Copy out all lines with the word "this" in them.

***** Given data *****

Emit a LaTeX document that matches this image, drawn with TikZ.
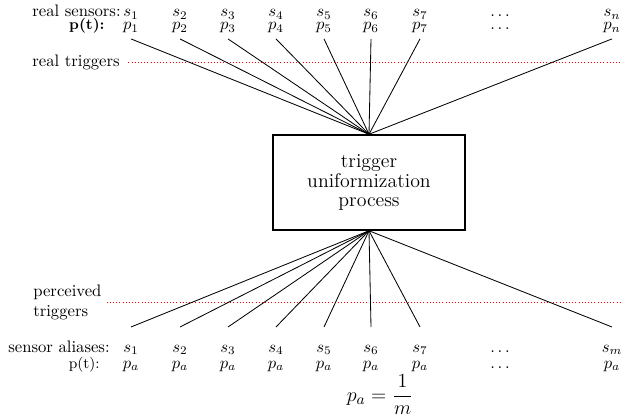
\documentclass[tikz,border=0pt]{standalone}
\begin{document}
\begin{tikzpicture}[x=0.6pt,y=-0.6pt,
  lbl/.style={inner sep=0pt,anchor=base east},
  sens/.style={anchor=base,inner xsep=1pt,inner ysep=0.5pt},
  top/.style={sens,outer ysep=3.2pt},
  alias/.style={sens,outer ysep=10.2pt},
  conn/.style={line width=0.5pt},
  trig/.style={red,line width=0.6pt,dash pattern=on 0.6pt off 1.3pt},
  procbox/.style={draw,line width=0.9pt,minimum width=115pt,minimum height=57pt,align=center,
    font=\fontsize{11.9pt}{11.8pt}\selectfont}]
\useasboundingbox (0,0) rectangle (621,417);
\coordinate (rightedge) at (621,0);
% left labels
\node[lbl] (rs) at (121,16.5) {real sensors:};
\node[lbl,font=\small\bfseries] (pt) at (105,29.5) {p(t):};
\node[inner sep=0pt,anchor=east] (rt) at (120,62) {real triggers};
\node[inner sep=0pt,anchor=west,align=left] (pc) at (33,302) {perceived\\triggers};
\node[lbl] (sa) at (110,352) {sensor aliases:};
\node[lbl,font=\small] (pt2) at (100,368) {p(t):};
% dotted trigger lines
\draw[trig] ([xshift=5pt]rt.east) -- (rt.east -| rightedge);
\draw[trig] ([xshift=3pt]pc.east) -- (pc.east -| rightedge);
% process box
\node[procbox] (box) at (369,182.5) {trigger\\uniformization\\process};
% real sensors
\foreach \i/\x in {1/131,2/180,3/228,4/276,5/324,6/371,7/420}{
  \node[sens] (s\i) at (\x,16.5) {$s_{\i}$};
  \node[top] (p\i) at (\x,29.5) {$p_{\i}$};
}
\node[sens] (sd) at (500,16.5) {$\dots$};
\node[sens] (pd) at (500,29.5) {$\dots$};
\node[sens] (sn) at (612,16.5) {$s_n$};
\node[top] (pn) at (612,29.5) {$p_n$};
\foreach \i in {1,...,7,n}{
  \draw[conn] (p\i.south) -- (box.north);
}
% sensor aliases
\foreach \i/\x in {1/131,2/180,3/228,4/276,5/324,6/371,7/420}{
  \node[alias] (a\i) at (\x,352) {$s_{\i}$};
  \node[sens] (q\i) at (\x,368) {$p_a$};
}
\node[sens] (ad) at (500,352) {$\dots$};
\node[sens] (qd) at (500,368) {$\dots$};
\node[alias] (am) at (612,352) {$s_m$};
\node[sens] (qm) at (612,368) {$p_a$};
\foreach \i in {1,...,7,m}{
  \draw[conn] (box.south) -- (a\i.north);
}
% formula
\node[anchor=base,font=\fontsize{12.8pt}{15pt}\selectfont] (fm) at (380,401) {$\displaystyle p_a = \frac{1}{m}$};
\end{tikzpicture}
\end{document}
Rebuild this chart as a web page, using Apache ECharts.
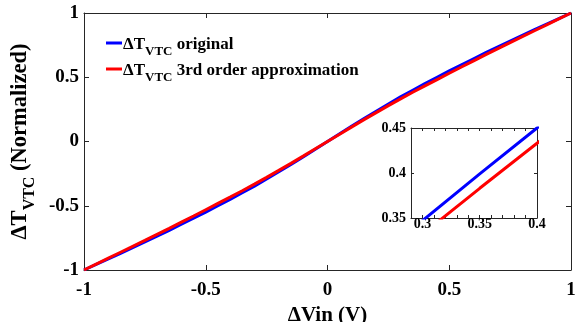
<!DOCTYPE html>
<html><head><meta charset="utf-8">
<script src="https://cdn.jsdelivr.net/npm/echarts@6/dist/echarts.min.js"></script>
<style>html,body{margin:0;padding:0;background:#fff}#c{width:575px;height:322px}</style>
</head><body><div id="c"></div>
<script>
// ---- data ----
const xVals = [-1,-0.95,-0.9,-0.85,-0.8,-0.75,-0.7,-0.65,-0.6,-0.55,-0.5,-0.45,-0.4,-0.35,-0.3,-0.25,-0.2,-0.15,-0.1,-0.05,0,
  0.05,0.1,0.15,0.2,0.25,0.3,0.35,0.4,0.45,0.5,0.55,0.6,0.65,0.7,0.75,0.8,0.85,0.9,0.95,1];
const blueOriginal = [-1,-0.957,-0.914,-0.87,-0.826,-0.782,-0.737,-0.691,-0.644,-0.597,-0.5495,-0.5,-0.45,-0.399,-0.347,-0.292,-0.236,-0.178,-0.12,-0.06,0,
  0.06,0.12,0.178,0.236,0.292,0.347,0.399,0.45,0.5,0.5495,0.597,0.644,0.691,0.737,0.782,0.826,0.87,0.914,0.957,1];
const redApprox = [-1,-0.954,-0.908,-0.862,-0.816,-0.77,-0.723,-0.676,-0.628,-0.58,-0.531,-0.482,-0.433,-0.383,-0.332,-0.279,-0.225,-0.17,-0.114,-0.057,0,
  0.057,0.114,0.17,0.225,0.279,0.332,0.383,0.433,0.482,0.531,0.58,0.628,0.676,0.723,0.77,0.816,0.862,0.908,0.954,1];
const mainTicks = [-1,-0.5,0,0.5,1];
const insetXTicks = [0.3,0.35,0.4];
const insetXMinor = [0.29,0.3,0.31,0.32,0.33,0.34,0.35,0.36,0.37,0.38,0.39,0.4];
const insetYTicks = [0.35,0.4,0.45];
const legendNames = ['original','3rd order approximation'];

const FONT = 'Liberation Serif';
const AX = '#262626';
const pairs = (ys) => xVals.map((x,i)=>[x,ys[i]]);
const fmt = v => String(v);

function mainAxis(pos, showLabel, extra){
  return Object.assign({
    type:'value', position:pos, gridIndex:0, min:-1, max:1, interval:0.5,
    axisLine:{show:true,onZero:false,lineStyle:{color:AX,width:1}},
    axisTick:{show:true,inside:true,length:5,customValues:mainTicks,lineStyle:{color:AX}},
    axisLabel:{show:showLabel,customValues:mainTicks,margin:5,color:'#000',fontFamily:FONT,fontWeight:'bold',fontSize:19,formatter:fmt},
    splitLine:{show:false}
  }, extra||{});
}
function insetAxis(pos, min, max, ticks, minor, showLabel, margin){
  return {
    type:'value', position:pos, gridIndex:1, min:min, max:max,
    axisLine:{show:true,onZero:false,lineStyle:{color:AX,width:1}},
    axisTick:{show:true,inside:true,length:3,customValues:minor,lineStyle:{color:AX}},
    axisLabel:{show:showLabel,customValues:ticks,margin:margin,color:'#000',fontFamily:FONT,fontWeight:'bold',fontSize:14,formatter:fmt},
    splitLine:{show:false}
  };
}

const rich = {
  d:{fontFamily:FONT,fontWeight:'bold',fontSize:17,color:'#000',verticalAlign:'bottom',lineHeight:20},
  s:{fontFamily:FONT,fontWeight:'bold',fontSize:13,color:'#000',verticalAlign:'bottom',lineHeight:14,padding:[0,0,-5,0]}
};
const yRich = {
  d:{fontFamily:FONT,fontWeight:'bold',fontSize:22.5,color:'#000',verticalAlign:'bottom',lineHeight:24},
  s:{fontFamily:FONT,fontWeight:'bold',fontSize:16,color:'#000',verticalAlign:'bottom',lineHeight:17,padding:[0,0,-6,0]}
};

const chart = echarts.init(document.getElementById('c'),null,{renderer:'canvas'});
chart.setOption({
  animation:false,
  backgroundColor:'#fff',
  grid:[
    {left:84,right:4,top:13,bottom:52,outerBoundsMode:'none',containLabel:false},
    {left:411,top:128,width:126,height:90,outerBoundsMode:'none',containLabel:false}
  ],
  legend:{
    left:101, top:31, orient:'vertical', itemGap:4,
    itemWidth:16, itemHeight:3, icon:'rect',
    data:legendNames,
    formatter: n => '{d|ΔT}{s|VTC}{d| ' + n + '}',
    textStyle:{rich:rich, padding:[0,0,0,-4]}
  },
  xAxis:[
    mainAxis('bottom',true,{name:'ΔVin (V)',nameLocation:'middle',nameGap:33,
      nameTextStyle:{fontFamily:FONT,fontWeight:'bold',fontSize:21,color:'#000'},
      axisLabel:{show:true,customValues:mainTicks,margin:11,color:'#000',fontFamily:FONT,fontWeight:'bold',fontSize:19,formatter:fmt}}),
    mainAxis('top',false),
    insetAxis('bottom',0.29,0.4,insetXTicks,insetXMinor,true,-1),
    insetAxis('top',0.29,0.4,insetXTicks,insetXMinor,false,8)
  ],
  yAxis:[
    mainAxis('left',true,{name:'{d|ΔT}{s|VTC}{d| (Normalized)}',nameLocation:'middle',nameGap:38,
      nameTextStyle:{rich:yRich}}),
    mainAxis('right',false),
    insetAxis('left',0.35,0.45,insetYTicks,insetYTicks,true,5),
    insetAxis('right',0.35,0.45,insetYTicks,insetYTicks,false,8)
  ],
  series:[
    {name:legendNames[0],type:'line',xAxisIndex:0,yAxisIndex:0,data:pairs(blueOriginal),showSymbol:false,
      lineStyle:{color:'#0000ff',width:3},itemStyle:{color:'#0000ff'}},
    {name:legendNames[1],type:'line',xAxisIndex:0,yAxisIndex:0,data:pairs(redApprox),showSymbol:false,
      lineStyle:{color:'#ff0000',width:3},itemStyle:{color:'#ff0000'}},
    {name:legendNames[0],type:'line',xAxisIndex:2,yAxisIndex:2,data:pairs(blueOriginal),showSymbol:false,clip:true,
      lineStyle:{color:'#0000ff',width:3}},
    {name:legendNames[1],type:'line',xAxisIndex:2,yAxisIndex:2,data:pairs(redApprox),showSymbol:false,clip:true,
      lineStyle:{color:'#ff0000',width:3}}
  ]
});
</script></body></html>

*****

Answer below -
Emit a LaTeX document that matches this image, drawn with TikZ.
Rebuild this chart as a web page, using Apache ECharts.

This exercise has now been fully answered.